“I, Did all I could, So kiss this one more time, ’cause I’m gone for good.” ~Kiss This By The Struts.
*IT’S ABOUT TIME I DO A STRUTS SONG!!!!! GOD, I LOVE THIS BAND!*
I tend to get rid of EVERYTHING as soon as a relationship is over. I hate having anything left over. But there are still photos living in my phone left over from when we took them. I can’t get rid of them. I like to look at them and feel nothing. Could I actually be looking at them and feel nothing?
I remember the pointless apologies. They didn’t mean anything not because the person didn’t mean them but because I didn’t want them. What I wanted was to wake up from the nightmare that was those days. Yet instead I woke up to an “I’m sorry…” But they didn’t change anything. It didn’t change the ache.
I like to look at the pictures and know that there is a huge chance we’ll never look at each other as friends. And I like that. I like knowing that we’ll go in completely different directions. I like knowing that the fact that they burned my heart and walked on the ashes doesn’t just hurt me. I like that they have to deal with the fact that they drove my soul into the ground. I like to know in a few years we will me in different states and maybe even different countries.

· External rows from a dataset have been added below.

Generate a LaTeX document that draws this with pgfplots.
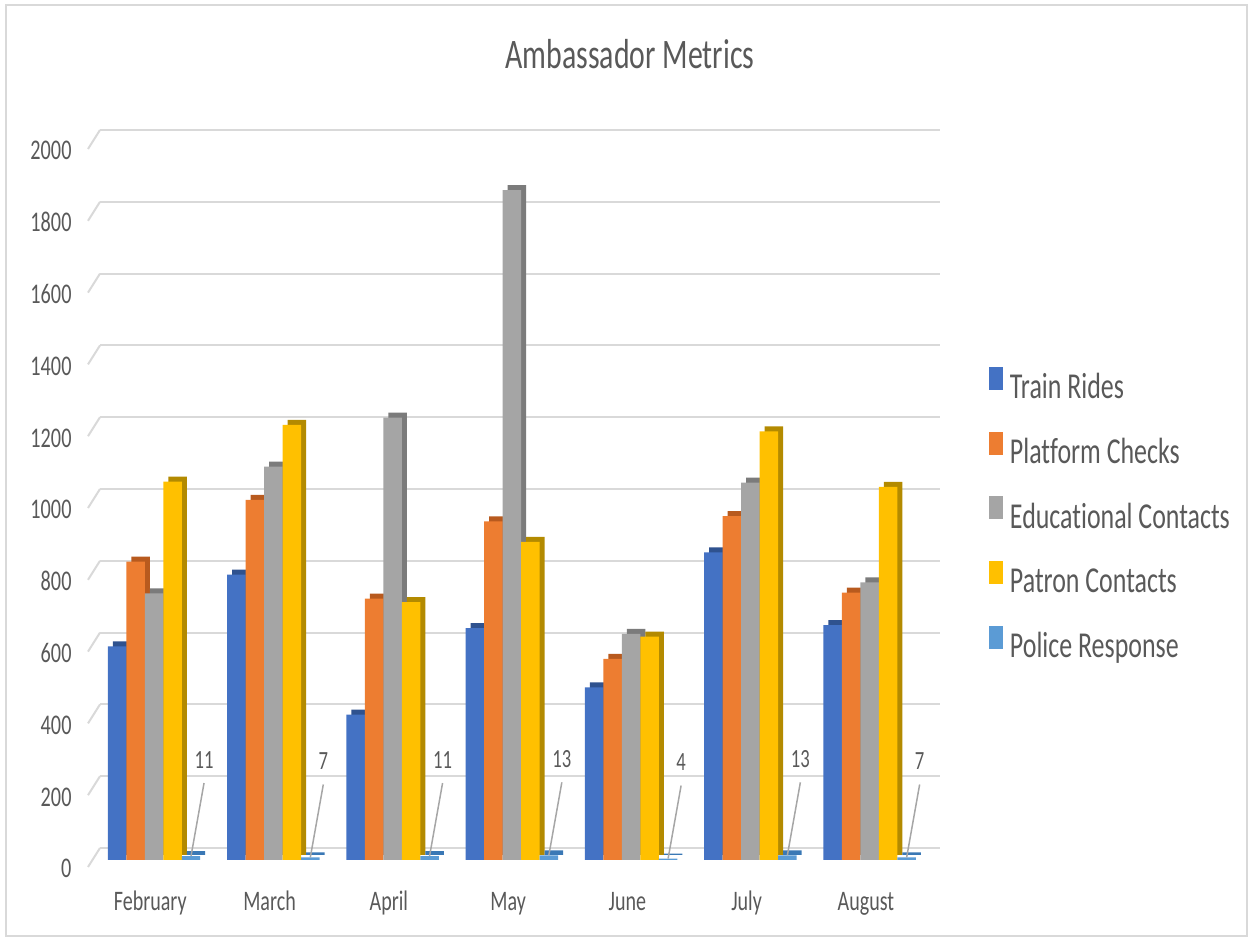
\documentclass[border=0pt]{standalone}
\usepackage{pgfplots}
\usepackage{pgfplotstable}
\pgfplotsset{compat=1.18}
\usepackage{fontspec}
\setmainfont{Carlito}[FakeStretch=0.71, Ligatures=NoCommon]

\definecolor{trc}{HTML}{4472C4}
\definecolor{trd}{HTML}{2F528F}
\definecolor{pcc}{HTML}{ED7D31}
\definecolor{pcd}{HTML}{B85A1E}
\definecolor{ecc}{HTML}{A5A5A5}
\definecolor{ecd}{HTML}{7B7B7B}
\definecolor{pac}{HTML}{FFC000}
\definecolor{pad}{HTML}{B38A00}
\definecolor{prc}{HTML}{5B9BD5}
\definecolor{prd}{HTML}{3A78B5}
\definecolor{txt}{HTML}{595959}
\definecolor{gridc}{HTML}{D9D9D9}
\definecolor{leadc}{HTML}{A6A6A6}

\pgfdeclareplotmark{leader}{%
  \pgfpathmoveto{\pgfpointorigin}%
  \pgfpathlineto{\pgfpoint{5.2pt}{29.2pt}}%
  \pgfusepathqstroke}

\pgfplotstableread{
x tr pc ec pac pr
0 595 831 743 1054 11
1 795 1003 1096 1212 7
2 405 728 1232 718 11
3 646 943 1866 886 13
4 481 560 630 622 4
5 857 958 1051 1194 13
6 654 745 773 1039 7
}\data

\begin{document}
\begin{tikzpicture}
\begin{axis}[
  scale only axis, width=336pt, height=287.2pt,
  ymin=0, ymax=2000, xmin=-0.453, xmax=6.59,
  ybar, bar width=0.155,
  legend image code/.code={\fill[#1] (0pt,0pt) rectangle (5.6pt,9.2pt);},
  ytick={0,200,...,2000},
  xtick={0,...,6}, xticklabels={February,March,April,May,June,July,August},
  ymajorgrids,
  major grid style={draw=gridc, line width=0.8pt, yshift=4.8pt},
  axis line style={draw=none}, major tick length=0pt, tick style={draw=none},
  yticklabel style={font=\fontsize{11.4}{13}\selectfont, text=txt, anchor=base east, inner sep=0pt, xshift=-11.2pt, yshift=-7.2pt},
  xticklabel style={font=\fontsize{11.3}{13}\selectfont, text=txt, anchor=base, inner sep=0pt, yshift=-20pt, xshift=-1.5pt},
  /pgf/number format/assume math mode=true, /pgf/number format/1000 sep={},
  title={Ambassador Metrics},
  title style={at={(0.631,1.0808)}, anchor=base, font=\fontsize{16.8}{19}\selectfont, text=txt, inner sep=0pt},
  legend style={at={(1.0583,0.6867)}, anchor=north west, draw=none, fill=none, inner sep=0pt, outer sep=0pt, row sep=10.2pt, column sep=2.8pt, font=\fontsize{14.6}{17}\selectfont, text=txt, nodes={inner sep=0pt, text height=10pt, text depth=3pt}},
  legend cell align=left,
  clip=false,
]
% page frame
\path (rel axis cs:-0.119048,-0.112813) rectangle (rel axis cs:1.369048,1.197772);
\draw[gridc, line width=0.6pt] (rel axis cs:-0.111905,-0.105850) rectangle (rel axis cs:1.365476,1.190808);
% side-wall ends of the gridlines
\pgfplotsinvokeforeach{0,200,400,600,800,1000,1200,1400,1600,1800,2000}{
  \draw[gridc, line width=0.8pt] ([xshift=-4.8pt,yshift=-2.8pt]axis cs:-0.453,#1) -- ([yshift=4.8pt]axis cs:-0.453,#1);
}
% depth faces
\addplot[forget plot, fill=trd, draw=none, bar shift=-0.31, xshift=2pt, yshift=2pt] table[x=x,y=tr]{\data};
\addplot[forget plot, fill=pcd, draw=none, bar shift=-0.155, xshift=2pt, yshift=2pt] table[x=x,y=pc]{\data};
\addplot[forget plot, fill=ecd, draw=none, bar shift=0, xshift=2pt, yshift=2pt] table[x=x,y=ec]{\data};
\addplot[forget plot, fill=pad, draw=none, bar shift=0.155, xshift=2pt, yshift=2pt] table[x=x,y=pac]{\data};
\addplot[forget plot, fill=prd, draw=none, bar shift=0.31, xshift=2pt, yshift=2pt] table[x=x,y=pr]{\data};
% front faces
\addplot[fill=trc, draw=none, bar shift=-0.31] table[x=x,y=tr]{\data};
\addlegendentry{Train Rides}
\addplot[fill=pcc, draw=none, bar shift=-0.155] table[x=x,y=pc]{\data};
\addlegendentry{Platform Checks}
\addplot[fill=ecc, draw=none, bar shift=0] table[x=x,y=ec]{\data};
\addlegendentry{Educational Contacts}
\addplot[fill=pac, draw=none, bar shift=0.155] table[x=x,y=pac]{\data};
\addlegendentry{Patron Contacts}
\addplot[fill=prc, draw=none, bar shift=0.31] table[x=x,y=pr]{\data};
\addlegendentry{Police Response}
% data labels with leader lines for Police Response
\addplot[forget plot, sharp plot, only marks, xshift=14.8pt,
  mark=leader, mark options={draw=leadc, line width=0.6pt},
  nodes near coords,
  every node near coord/.style={font=\fontsize{10.5}{12}\selectfont, text=txt, anchor=base, inner sep=0pt, xshift=5.2pt, yshift=35.2pt}
] table[x=x,y=pr]{\data};
\end{axis}
\end{tikzpicture}
\end{document}
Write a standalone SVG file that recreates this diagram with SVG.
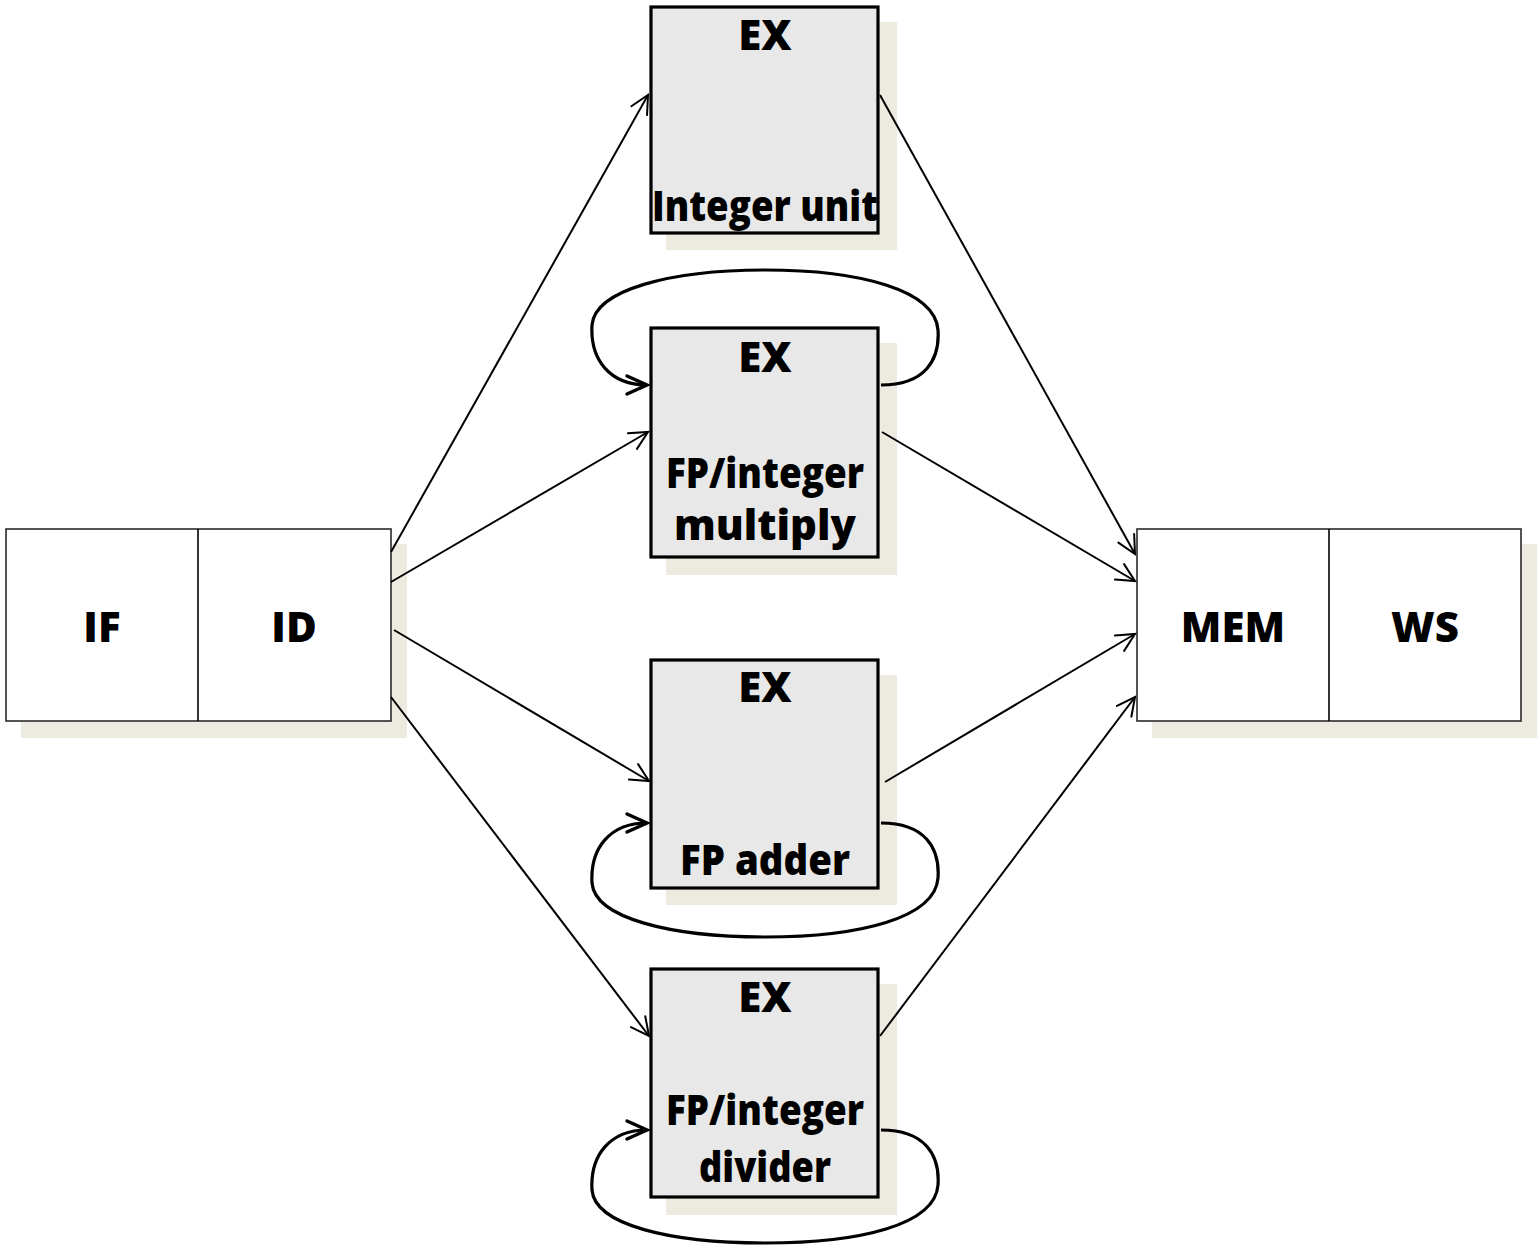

Does that make me a terrible person?
It happened and it’s done. I’m glad that seeing me tears them apart. Because they tore me apart bit by bit. So THEY have to deal with the fact that I’ll never see them like I did when we first met. Because my heart healed. Time has passed. Somebody said they still feel regret. And I’m finally able to say “Who cares?” because yes, it sucks for them. But maybe they’ve learned to do things differently. I hope that they feel the slight sting because I KNOW that I felt it so much stronger for so much longer.